* **TO DO**
Copy every entry exactly as given, minus the images.

--- Begin MATERIAL FOR THIS TASK ---

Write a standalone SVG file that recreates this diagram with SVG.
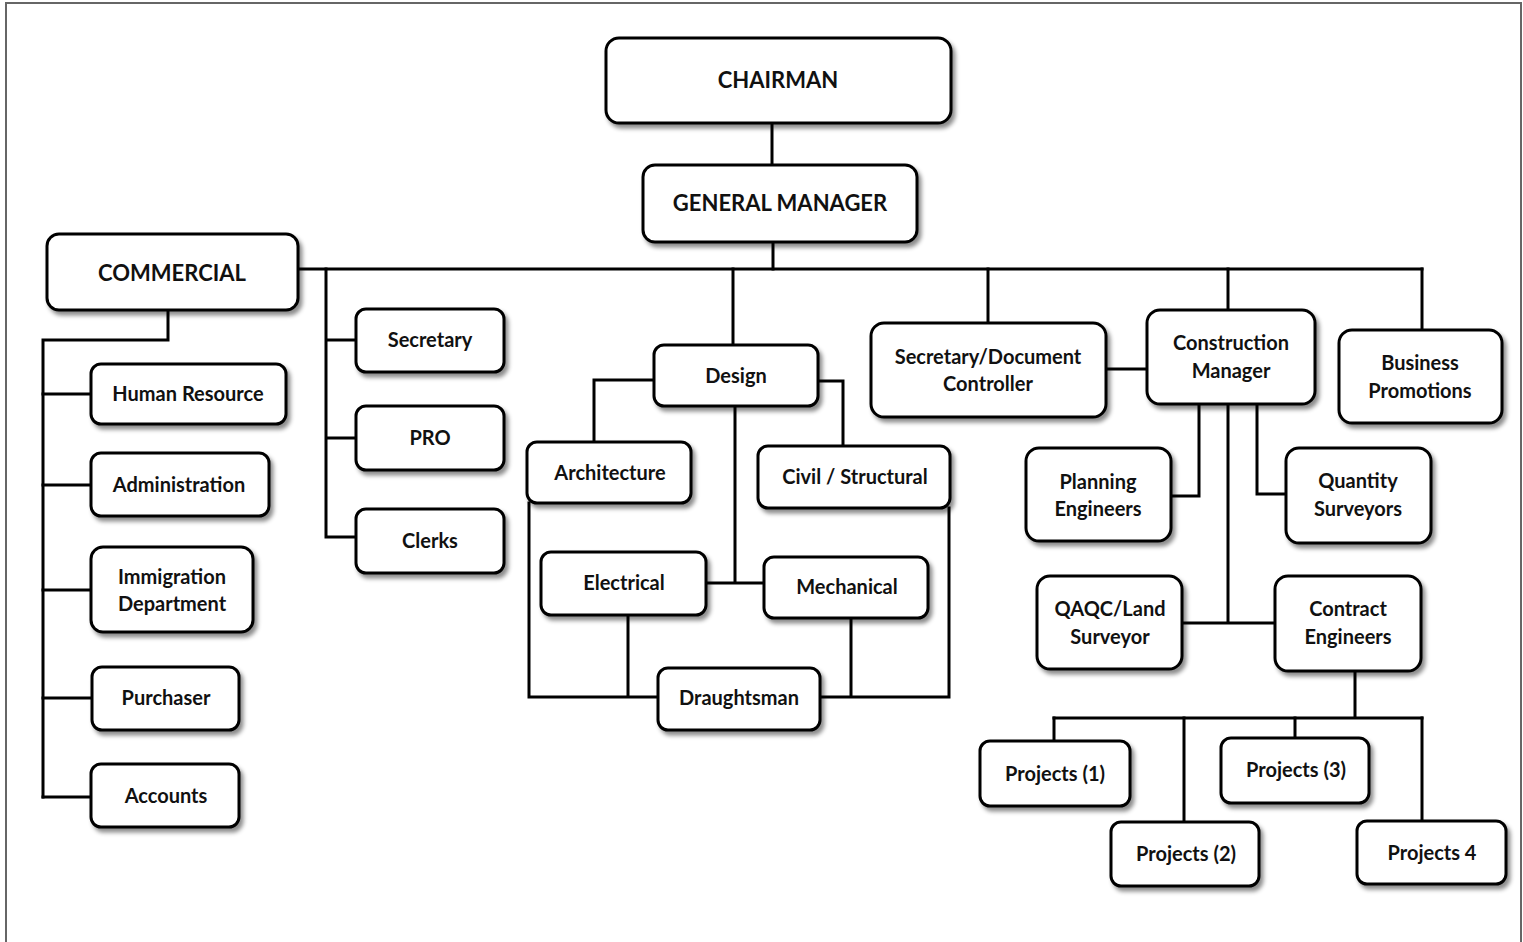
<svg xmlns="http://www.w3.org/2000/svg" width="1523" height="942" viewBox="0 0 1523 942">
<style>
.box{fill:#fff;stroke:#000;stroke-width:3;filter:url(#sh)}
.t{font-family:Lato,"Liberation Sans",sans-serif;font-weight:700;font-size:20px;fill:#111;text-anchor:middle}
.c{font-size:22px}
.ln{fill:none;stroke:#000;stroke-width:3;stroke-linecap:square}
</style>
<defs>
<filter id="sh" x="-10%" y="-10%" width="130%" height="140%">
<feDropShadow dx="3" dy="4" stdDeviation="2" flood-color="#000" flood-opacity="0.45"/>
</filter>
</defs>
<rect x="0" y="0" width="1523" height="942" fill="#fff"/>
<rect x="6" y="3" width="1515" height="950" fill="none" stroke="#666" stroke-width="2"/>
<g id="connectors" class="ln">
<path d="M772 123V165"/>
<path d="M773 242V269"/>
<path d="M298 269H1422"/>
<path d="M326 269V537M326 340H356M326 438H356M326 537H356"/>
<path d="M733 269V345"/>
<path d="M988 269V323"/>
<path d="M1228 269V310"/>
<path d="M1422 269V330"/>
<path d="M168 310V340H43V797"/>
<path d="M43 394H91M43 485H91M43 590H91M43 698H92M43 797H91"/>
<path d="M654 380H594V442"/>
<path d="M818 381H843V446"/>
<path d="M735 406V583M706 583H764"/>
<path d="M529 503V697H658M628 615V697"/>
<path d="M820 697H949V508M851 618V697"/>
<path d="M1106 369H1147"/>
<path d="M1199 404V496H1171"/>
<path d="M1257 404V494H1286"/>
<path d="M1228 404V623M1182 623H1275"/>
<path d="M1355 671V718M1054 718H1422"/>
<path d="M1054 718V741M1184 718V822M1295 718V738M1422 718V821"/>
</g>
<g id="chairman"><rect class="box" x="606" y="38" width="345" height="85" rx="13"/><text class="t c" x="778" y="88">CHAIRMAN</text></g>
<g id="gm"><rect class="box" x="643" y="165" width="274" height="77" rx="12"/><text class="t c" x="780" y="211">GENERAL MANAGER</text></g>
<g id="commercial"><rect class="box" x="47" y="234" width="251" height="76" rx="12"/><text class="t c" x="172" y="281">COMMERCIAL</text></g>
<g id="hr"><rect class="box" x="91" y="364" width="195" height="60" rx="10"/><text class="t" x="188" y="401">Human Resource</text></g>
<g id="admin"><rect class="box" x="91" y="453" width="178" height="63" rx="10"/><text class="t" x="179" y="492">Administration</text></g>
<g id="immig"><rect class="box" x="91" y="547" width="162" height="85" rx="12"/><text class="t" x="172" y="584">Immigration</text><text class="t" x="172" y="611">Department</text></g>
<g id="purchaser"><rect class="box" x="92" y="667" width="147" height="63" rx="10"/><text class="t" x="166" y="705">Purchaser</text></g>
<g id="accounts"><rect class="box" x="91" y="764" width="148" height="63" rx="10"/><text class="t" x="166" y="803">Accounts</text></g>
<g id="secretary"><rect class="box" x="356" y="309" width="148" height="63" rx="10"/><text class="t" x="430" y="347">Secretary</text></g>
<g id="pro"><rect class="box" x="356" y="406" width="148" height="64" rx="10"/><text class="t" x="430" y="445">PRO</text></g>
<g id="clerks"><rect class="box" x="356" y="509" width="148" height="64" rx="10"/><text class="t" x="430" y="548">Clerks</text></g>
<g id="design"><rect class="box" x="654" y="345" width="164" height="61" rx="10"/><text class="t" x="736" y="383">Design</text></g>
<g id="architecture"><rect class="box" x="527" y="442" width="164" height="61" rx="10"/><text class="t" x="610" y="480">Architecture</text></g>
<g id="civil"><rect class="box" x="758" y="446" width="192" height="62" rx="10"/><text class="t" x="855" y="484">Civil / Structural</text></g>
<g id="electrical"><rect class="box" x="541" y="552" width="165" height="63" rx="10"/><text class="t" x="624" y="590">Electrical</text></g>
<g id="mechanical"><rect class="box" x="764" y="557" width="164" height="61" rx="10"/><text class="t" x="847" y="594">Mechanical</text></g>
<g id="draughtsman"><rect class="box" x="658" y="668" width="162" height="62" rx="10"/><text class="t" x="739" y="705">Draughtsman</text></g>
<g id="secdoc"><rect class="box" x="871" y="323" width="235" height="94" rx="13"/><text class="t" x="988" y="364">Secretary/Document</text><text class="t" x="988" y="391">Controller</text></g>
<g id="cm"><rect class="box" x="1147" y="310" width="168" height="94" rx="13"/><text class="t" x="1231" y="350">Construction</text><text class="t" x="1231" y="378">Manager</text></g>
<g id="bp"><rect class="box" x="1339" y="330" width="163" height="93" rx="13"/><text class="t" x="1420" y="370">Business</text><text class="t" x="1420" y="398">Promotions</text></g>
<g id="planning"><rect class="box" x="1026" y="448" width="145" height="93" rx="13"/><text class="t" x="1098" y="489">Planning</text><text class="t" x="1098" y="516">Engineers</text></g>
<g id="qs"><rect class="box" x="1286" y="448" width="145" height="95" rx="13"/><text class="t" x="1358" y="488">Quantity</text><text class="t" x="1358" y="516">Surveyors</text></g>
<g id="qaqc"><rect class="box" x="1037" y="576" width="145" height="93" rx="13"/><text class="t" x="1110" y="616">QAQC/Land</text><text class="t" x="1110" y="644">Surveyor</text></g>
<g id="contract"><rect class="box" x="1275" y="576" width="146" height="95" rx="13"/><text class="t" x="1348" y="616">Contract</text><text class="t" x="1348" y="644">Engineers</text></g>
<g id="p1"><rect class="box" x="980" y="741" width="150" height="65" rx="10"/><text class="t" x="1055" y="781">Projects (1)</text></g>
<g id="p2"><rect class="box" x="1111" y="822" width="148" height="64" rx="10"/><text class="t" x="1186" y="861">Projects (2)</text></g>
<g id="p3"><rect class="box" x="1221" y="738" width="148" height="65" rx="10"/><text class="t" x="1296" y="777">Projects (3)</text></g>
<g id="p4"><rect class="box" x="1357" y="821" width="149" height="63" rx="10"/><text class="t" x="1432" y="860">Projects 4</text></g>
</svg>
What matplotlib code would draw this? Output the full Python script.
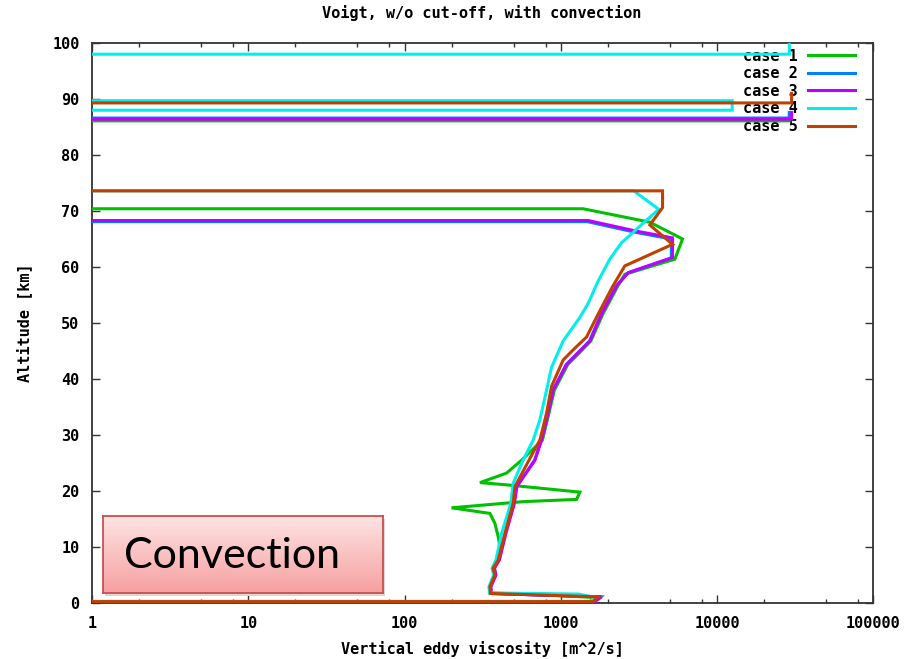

--- End MATERIAL FOR THIS TASK ---

* **TASK SOLUTION**
Write a standalone SVG file that recreates this diagram with SVG.
<svg xmlns="http://www.w3.org/2000/svg" width="1523" height="942" viewBox="0 0 1523 942">
<style>
.box{fill:#fff;stroke:#000;stroke-width:3;filter:url(#sh)}
.t{font-family:Lato,"Liberation Sans",sans-serif;font-weight:700;font-size:20px;fill:#111;text-anchor:middle}
.c{font-size:22px}
.ln{fill:none;stroke:#000;stroke-width:3;stroke-linecap:square}
</style>
<defs>
<filter id="sh" x="-10%" y="-10%" width="130%" height="140%">
<feDropShadow dx="3" dy="4" stdDeviation="2" flood-color="#000" flood-opacity="0.45"/>
</filter>
</defs>
<rect x="0" y="0" width="1523" height="942" fill="#fff"/>
<rect x="6" y="3" width="1515" height="950" fill="none" stroke="#666" stroke-width="2"/>
<g id="connectors" class="ln">
<path d="M772 123V165"/>
<path d="M773 242V269"/>
<path d="M298 269H1422"/>
<path d="M326 269V537M326 340H356M326 438H356M326 537H356"/>
<path d="M733 269V345"/>
<path d="M988 269V323"/>
<path d="M1228 269V310"/>
<path d="M1422 269V330"/>
<path d="M168 310V340H43V797"/>
<path d="M43 394H91M43 485H91M43 590H91M43 698H92M43 797H91"/>
<path d="M654 380H594V442"/>
<path d="M818 381H843V446"/>
<path d="M735 406V583M706 583H764"/>
<path d="M529 503V697H658M628 615V697"/>
<path d="M820 697H949V508M851 618V697"/>
<path d="M1106 369H1147"/>
<path d="M1199 404V496H1171"/>
<path d="M1257 404V494H1286"/>
<path d="M1228 404V623M1182 623H1275"/>
<path d="M1355 671V718M1054 718H1422"/>
<path d="M1054 718V741M1184 718V822M1295 718V738M1422 718V821"/>
</g>
<g id="chairman"><rect class="box" x="606" y="38" width="345" height="85" rx="13"/><text class="t c" x="778" y="88">CHAIRMAN</text></g>
<g id="gm"><rect class="box" x="643" y="165" width="274" height="77" rx="12"/><text class="t c" x="780" y="211">GENERAL MANAGER</text></g>
<g id="commercial"><rect class="box" x="47" y="234" width="251" height="76" rx="12"/><text class="t c" x="172" y="281">COMMERCIAL</text></g>
<g id="hr"><rect class="box" x="91" y="364" width="195" height="60" rx="10"/><text class="t" x="188" y="401">Human Resource</text></g>
<g id="admin"><rect class="box" x="91" y="453" width="178" height="63" rx="10"/><text class="t" x="179" y="492">Administration</text></g>
<g id="immig"><rect class="box" x="91" y="547" width="162" height="85" rx="12"/><text class="t" x="172" y="584">Immigration</text><text class="t" x="172" y="611">Department</text></g>
<g id="purchaser"><rect class="box" x="92" y="667" width="147" height="63" rx="10"/><text class="t" x="166" y="705">Purchaser</text></g>
<g id="accounts"><rect class="box" x="91" y="764" width="148" height="63" rx="10"/><text class="t" x="166" y="803">Accounts</text></g>
<g id="secretary"><rect class="box" x="356" y="309" width="148" height="63" rx="10"/><text class="t" x="430" y="347">Secretary</text></g>
<g id="pro"><rect class="box" x="356" y="406" width="148" height="64" rx="10"/><text class="t" x="430" y="445">PRO</text></g>
<g id="clerks"><rect class="box" x="356" y="509" width="148" height="64" rx="10"/><text class="t" x="430" y="548">Clerks</text></g>
<g id="design"><rect class="box" x="654" y="345" width="164" height="61" rx="10"/><text class="t" x="736" y="383">Design</text></g>
<g id="architecture"><rect class="box" x="527" y="442" width="164" height="61" rx="10"/><text class="t" x="610" y="480">Architecture</text></g>
<g id="civil"><rect class="box" x="758" y="446" width="192" height="62" rx="10"/><text class="t" x="855" y="484">Civil / Structural</text></g>
<g id="electrical"><rect class="box" x="541" y="552" width="165" height="63" rx="10"/><text class="t" x="624" y="590">Electrical</text></g>
<g id="mechanical"><rect class="box" x="764" y="557" width="164" height="61" rx="10"/><text class="t" x="847" y="594">Mechanical</text></g>
<g id="draughtsman"><rect class="box" x="658" y="668" width="162" height="62" rx="10"/><text class="t" x="739" y="705">Draughtsman</text></g>
<g id="secdoc"><rect class="box" x="871" y="323" width="235" height="94" rx="13"/><text class="t" x="988" y="364">Secretary/Document</text><text class="t" x="988" y="391">Controller</text></g>
<g id="cm"><rect class="box" x="1147" y="310" width="168" height="94" rx="13"/><text class="t" x="1231" y="350">Construction</text><text class="t" x="1231" y="378">Manager</text></g>
<g id="bp"><rect class="box" x="1339" y="330" width="163" height="93" rx="13"/><text class="t" x="1420" y="370">Business</text><text class="t" x="1420" y="398">Promotions</text></g>
<g id="planning"><rect class="box" x="1026" y="448" width="145" height="93" rx="13"/><text class="t" x="1098" y="489">Planning</text><text class="t" x="1098" y="516">Engineers</text></g>
<g id="qs"><rect class="box" x="1286" y="448" width="145" height="95" rx="13"/><text class="t" x="1358" y="488">Quantity</text><text class="t" x="1358" y="516">Surveyors</text></g>
<g id="qaqc"><rect class="box" x="1037" y="576" width="145" height="93" rx="13"/><text class="t" x="1110" y="616">QAQC/Land</text><text class="t" x="1110" y="644">Surveyor</text></g>
<g id="contract"><rect class="box" x="1275" y="576" width="146" height="95" rx="13"/><text class="t" x="1348" y="616">Contract</text><text class="t" x="1348" y="644">Engineers</text></g>
<g id="p1"><rect class="box" x="980" y="741" width="150" height="65" rx="10"/><text class="t" x="1055" y="781">Projects (1)</text></g>
<g id="p2"><rect class="box" x="1111" y="822" width="148" height="64" rx="10"/><text class="t" x="1186" y="861">Projects (2)</text></g>
<g id="p3"><rect class="box" x="1221" y="738" width="148" height="65" rx="10"/><text class="t" x="1296" y="777">Projects (3)</text></g>
<g id="p4"><rect class="box" x="1357" y="821" width="149" height="63" rx="10"/><text class="t" x="1432" y="860">Projects 4</text></g>
</svg>
What matplotlib code would draw this? Output the full Python script.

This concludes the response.